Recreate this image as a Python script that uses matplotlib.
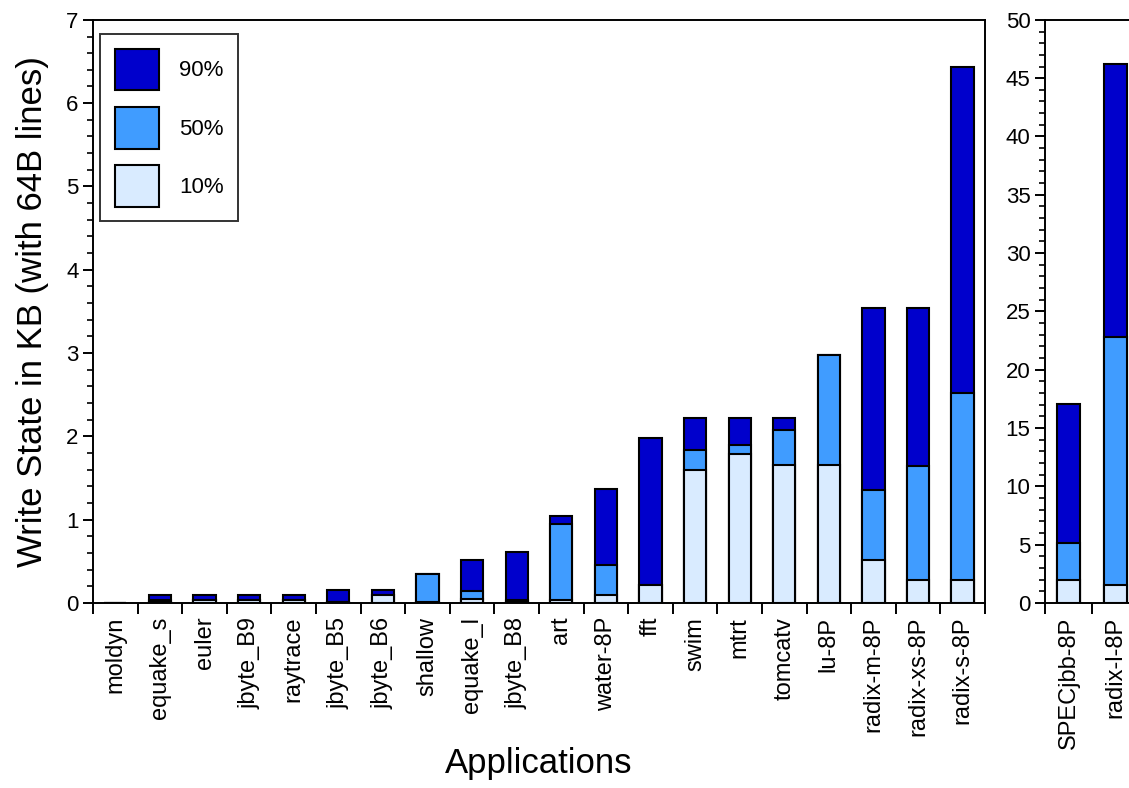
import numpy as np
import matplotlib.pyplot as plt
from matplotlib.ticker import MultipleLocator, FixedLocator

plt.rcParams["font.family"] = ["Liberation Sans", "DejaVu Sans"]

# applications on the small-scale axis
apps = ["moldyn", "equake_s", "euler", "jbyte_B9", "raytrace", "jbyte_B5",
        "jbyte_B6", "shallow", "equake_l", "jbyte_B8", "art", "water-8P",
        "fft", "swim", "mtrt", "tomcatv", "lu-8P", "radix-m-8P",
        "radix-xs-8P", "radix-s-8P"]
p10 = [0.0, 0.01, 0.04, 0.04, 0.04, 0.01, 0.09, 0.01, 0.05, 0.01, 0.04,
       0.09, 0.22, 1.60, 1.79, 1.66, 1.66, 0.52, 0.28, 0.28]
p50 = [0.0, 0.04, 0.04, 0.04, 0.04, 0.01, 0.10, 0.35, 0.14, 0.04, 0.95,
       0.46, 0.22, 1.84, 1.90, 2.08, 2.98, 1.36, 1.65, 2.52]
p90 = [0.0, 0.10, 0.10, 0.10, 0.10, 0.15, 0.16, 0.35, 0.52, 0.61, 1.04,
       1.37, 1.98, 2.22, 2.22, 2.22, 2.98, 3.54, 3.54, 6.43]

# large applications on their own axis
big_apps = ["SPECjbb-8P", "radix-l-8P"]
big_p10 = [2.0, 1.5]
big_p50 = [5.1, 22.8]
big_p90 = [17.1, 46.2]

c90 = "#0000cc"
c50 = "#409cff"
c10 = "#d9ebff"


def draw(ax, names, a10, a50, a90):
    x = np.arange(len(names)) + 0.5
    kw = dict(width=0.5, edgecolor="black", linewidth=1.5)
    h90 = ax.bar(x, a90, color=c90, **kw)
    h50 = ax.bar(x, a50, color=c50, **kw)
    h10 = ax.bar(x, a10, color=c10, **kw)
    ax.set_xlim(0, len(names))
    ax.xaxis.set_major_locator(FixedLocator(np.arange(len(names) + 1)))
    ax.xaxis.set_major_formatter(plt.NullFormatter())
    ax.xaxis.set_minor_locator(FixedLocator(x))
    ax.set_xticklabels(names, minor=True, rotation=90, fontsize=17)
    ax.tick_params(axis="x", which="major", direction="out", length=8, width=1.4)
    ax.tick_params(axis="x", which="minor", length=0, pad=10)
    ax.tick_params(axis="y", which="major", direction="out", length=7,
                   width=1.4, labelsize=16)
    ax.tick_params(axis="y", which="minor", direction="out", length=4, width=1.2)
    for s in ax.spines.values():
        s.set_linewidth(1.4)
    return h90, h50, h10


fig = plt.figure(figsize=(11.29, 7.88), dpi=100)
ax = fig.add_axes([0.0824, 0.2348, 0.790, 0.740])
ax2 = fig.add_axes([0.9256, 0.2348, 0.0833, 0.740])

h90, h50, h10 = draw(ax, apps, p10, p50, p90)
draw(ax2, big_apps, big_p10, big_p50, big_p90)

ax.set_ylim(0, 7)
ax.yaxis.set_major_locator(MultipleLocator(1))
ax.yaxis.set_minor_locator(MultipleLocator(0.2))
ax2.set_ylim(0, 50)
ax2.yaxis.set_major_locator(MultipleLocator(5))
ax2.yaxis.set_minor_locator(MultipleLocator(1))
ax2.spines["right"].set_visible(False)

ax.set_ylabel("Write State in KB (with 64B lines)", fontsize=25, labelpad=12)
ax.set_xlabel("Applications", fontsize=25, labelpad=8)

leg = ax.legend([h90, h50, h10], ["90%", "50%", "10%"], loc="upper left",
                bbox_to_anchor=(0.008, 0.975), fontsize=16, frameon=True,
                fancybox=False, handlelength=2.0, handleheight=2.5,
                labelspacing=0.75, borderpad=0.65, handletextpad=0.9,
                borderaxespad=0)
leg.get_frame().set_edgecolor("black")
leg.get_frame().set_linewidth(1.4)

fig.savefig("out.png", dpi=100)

..........

_The task_
Only a number is wanted: how many lines above include "matplotlib"?

_Solution to this problem_
3